New hope for infants born with Spinal Muscular Atrophy

'Biggest increase anyone has seen' in the production of essential compound for deadly childhood disease

Researchers in Ottawa report new hope for the treatment of infants born with serious genetic disorder.

Over 1000 children in Canada are affected with Spinal Muscular Atrophy (SMA), a genetic disorder that causes muscle weakness and loss of motor control. In its most severe form survival of children with SMA beyond 5 years is rare. Although the disorder is caused by the loss of a specific gene, all infants and children with SMA have an untouched highly similar gene within their genetic make up. Activation of this copy gene has the potential to treat SMA, and thus has been a goal of researchers around the world. Now, researchers at the Children's Hospital of Eastern Ontario Research Institute in Ottawa report the strongest such activation yet observed with attendant benefit on mice genetically engineered to have SMA.

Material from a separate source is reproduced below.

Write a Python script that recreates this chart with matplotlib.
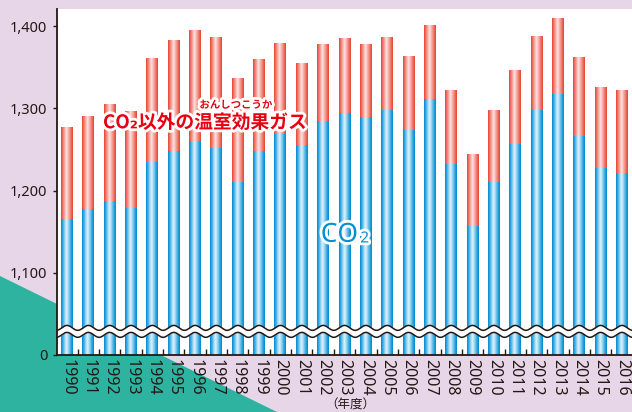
import numpy as np
import matplotlib
matplotlib.use("Agg")
import matplotlib.pyplot as plt
import matplotlib.patheffects as pe
from matplotlib.colors import LinearSegmentedColormap
from matplotlib.patches import Polygon

plt.rcParams['font.family'] = ['Noto Sans', 'Noto Sans CJK JP', 'DejaVu Sans']

# GHG emissions (million t CO2 eq.)
years = list(range(1990, 2017))
co2 = [1166, 1178, 1187, 1179, 1235, 1248, 1260, 1252, 1211, 1248, 1269, 1255, 1285, 1294,
       1290, 1298, 1274, 1312, 1233, 1157, 1210, 1257, 1298, 1317, 1266, 1227, 1222]
total = [1277, 1291, 1304, 1296, 1361, 1382, 1394, 1387, 1337, 1359, 1379, 1354, 1378, 1385,
         1378, 1386, 1364, 1402, 1322, 1244, 1297, 1346, 1388, 1409, 1361, 1325, 1322]
others = [t - c for t, c in zip(total, co2)]

yticks = [1000, 1100, 1200, 1300, 1400]
ytick_labels = ["0", "1,100", "1,200", "1,300", "1,400"]
year_labels = [str(y) for y in years]

ink = "#231815"
blue_cmap = LinearSegmentedColormap.from_list(
    "blue", [(0, "#0088d0"), (0.12, "#2aa2e0"), (0.3, "#8fd0f2"), (0.45, "#e0f3fc"),
             (0.6, "#a8dbf5"), (0.85, "#2aa2e0"), (1, "#0088d0")])
red_cmap = LinearSegmentedColormap.from_list(
    "red", [(0, "#e6432f"), (0.12, "#ee6e5c"), (0.3, "#f6a9a0"), (0.45, "#fde4e6"),
            (0.6, "#f8bcb6"), (0.85, "#ee6e5c"), (1, "#e6432f")])

fig = plt.figure(figsize=(6.32, 4.12), dpi=100)
fig.patch.set_facecolor("#e7d6e8")
fig.patches.append(Polygon([(0, 0.330), (0, 0), (0.438, 0)], closed=True,
                           transform=fig.transFigure, facecolor="#2db3a0",
                           edgecolor="none", zorder=-1))

ax = fig.add_axes([57 / 632, 57 / 412, 575 / 632, 346 / 412])
ax.set_facecolor("white")
ymin, ymax = 1000, 1421

grad = np.linspace(0, 1, 64).reshape(1, -1)
width = 0.56
bars_co2 = ax.bar(years, co2, width, color="none", edgecolor="none")
bars_oth = ax.bar(years, others, width, bottom=co2, color="none", edgecolor="none")
for bars, cmap in [(bars_co2, blue_cmap), (bars_oth, red_cmap)]:
    for p in bars:
        bb = p.get_bbox()
        ax.imshow(grad, cmap=cmap, aspect="auto", interpolation="bilinear",
                  extent=[bb.x0, bb.x1, max(bb.y0, ymin), bb.y1], zorder=2)

# axis break (wavy)
xs = np.linspace(years[0] - 0.6, years[-1] + 0.6, 1200)
wave = 3.0 * np.cos(2 * np.pi * (xs - years[0]))
lo, hi = 1024.5 + wave, 1033.0 + wave
ax.fill_between(xs, lo, hi, color="white", zorder=4, linewidth=0)
ax.plot(xs, lo, color=ink, lw=1.1, zorder=5)
ax.plot(xs, hi, color=ink, lw=1.1, zorder=5)

ax.set_xlim(years[0] - 0.47, years[-1] + 0.47)
ax.set_ylim(ymin, ymax)
ax.set_yticks(yticks)
ax.set_yticklabels(ytick_labels)
ax.set_xticks(years)
ax.set_xticklabels(year_labels, rotation=-90)
ax.set_xticks([y + 0.5 for y in years[:-1]], minor=True)
ax.tick_params(axis="x", which="major", length=0, pad=3, labelsize=11.5, labelcolor=ink)
ax.tick_params(axis="x", which="minor", direction="in", length=4, width=1, color=ink)
ax.tick_params(axis="y", direction="out", length=3, width=1, pad=4, labelsize=10.5,
               labelcolor=ink, color=ink)
for s in ["top", "right"]:
    ax.spines[s].set_visible(False)
for s in ["left", "bottom"]:
    ax.spines[s].set_color(ink)
    ax.spines[s].set_linewidth(1.3)
    ax.spines[s].set_zorder(6)

outline = [pe.withStroke(linewidth=4, foreground="white")]
fig.text(0.324, 0.702, "CO₂以外の温室効果ガス", color="#e60012", fontsize=13.5,
         fontweight="bold", ha="center", va="center",
         family=["Noto Sans CJK JP", "DejaVu Sans"], path_effects=outline)
fig.text(0.373, 0.745, "おんしつこうか", color="#e60012", fontsize=7.5,
         fontweight="bold", ha="center", va="center",
         family=["Noto Sans CJK JP", "DejaVu Sans"], path_effects=outline)
fig.text(0.537, 0.430, "CO", color="#0090d6", fontsize=19, fontweight="heavy",
         ha="center", va="center", path_effects=outline)
fig.text(0.577, 0.420, "2", color="#0090d6", fontsize=11, fontweight="heavy",
         ha="center", va="center", path_effects=outline)
fig.text(0.554, 0.016, "（年度）", color=ink, fontsize=9, ha="center", va="center",
         family=["Noto Sans CJK JP", "DejaVu Sans"])

fig.savefig("out.png", dpi=100, facecolor=fig.get_facecolor())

PhD student Faraz Farooq working in the laboratory of University of Ottawa professor, Alex MacKenzie has discovered that the pregnancy hormone Prolactin, a Canadian discovery in itself, not only activates the copy gene but if given over time extends the lifespan of SMA mice by up to 60%. The research report is published today in the Journal of Clinical Investigation.

"Prolactin causes a dramatic regulation of copy gene SMN2 which results in high production of SMN protein, resulting in the extension in the lifespan of mice with SMA," said Mr. Faraz Farooq. "Labs around the world have been trying to produce more protein from copy gene SMN2 but with Prolactin (an insulin like protein) we're seeing up-regulation that's more than tenfold. It's the biggest increase anyone has yet seen in the SMA Field with any potential therapeutic compound. This represents a significant advance in search for a therapy for this disease."

The laboratory testing of Prolactin on SMA not only shows an extended lifespan but also improved motor control. Prolactin has been used in clinical trials for unrelated studies, so it is expected that the path between pre-clinical validation and actual clinic trials of Prolactin with SMA patients will be reasonably short.

"News of prolactin's role and effectiveness in SMN regulation breathes fresh hope into all of the SMA community," said Martha Slay, president and co-founder of FightSMA. "FightSMA congratulates Dr. MacKenzie and his colleagues on this exciting breakthrough in SMA research."

"We believe we're moving in the direction of an effective pre-symptomatic treatment of kids with SMA," said Dr. Alex MacKenzie, principal investigator, CHEO Research Institute. "We want to somehow stop the progress of this disorder in its tracks, and let our tiniest patients build strength. Today's findings are not curative, but we think this is a breakthrough discovery. Hopefully by using different approaches to increase SMN protein we can develop a combination therapy for the treatment of SMA."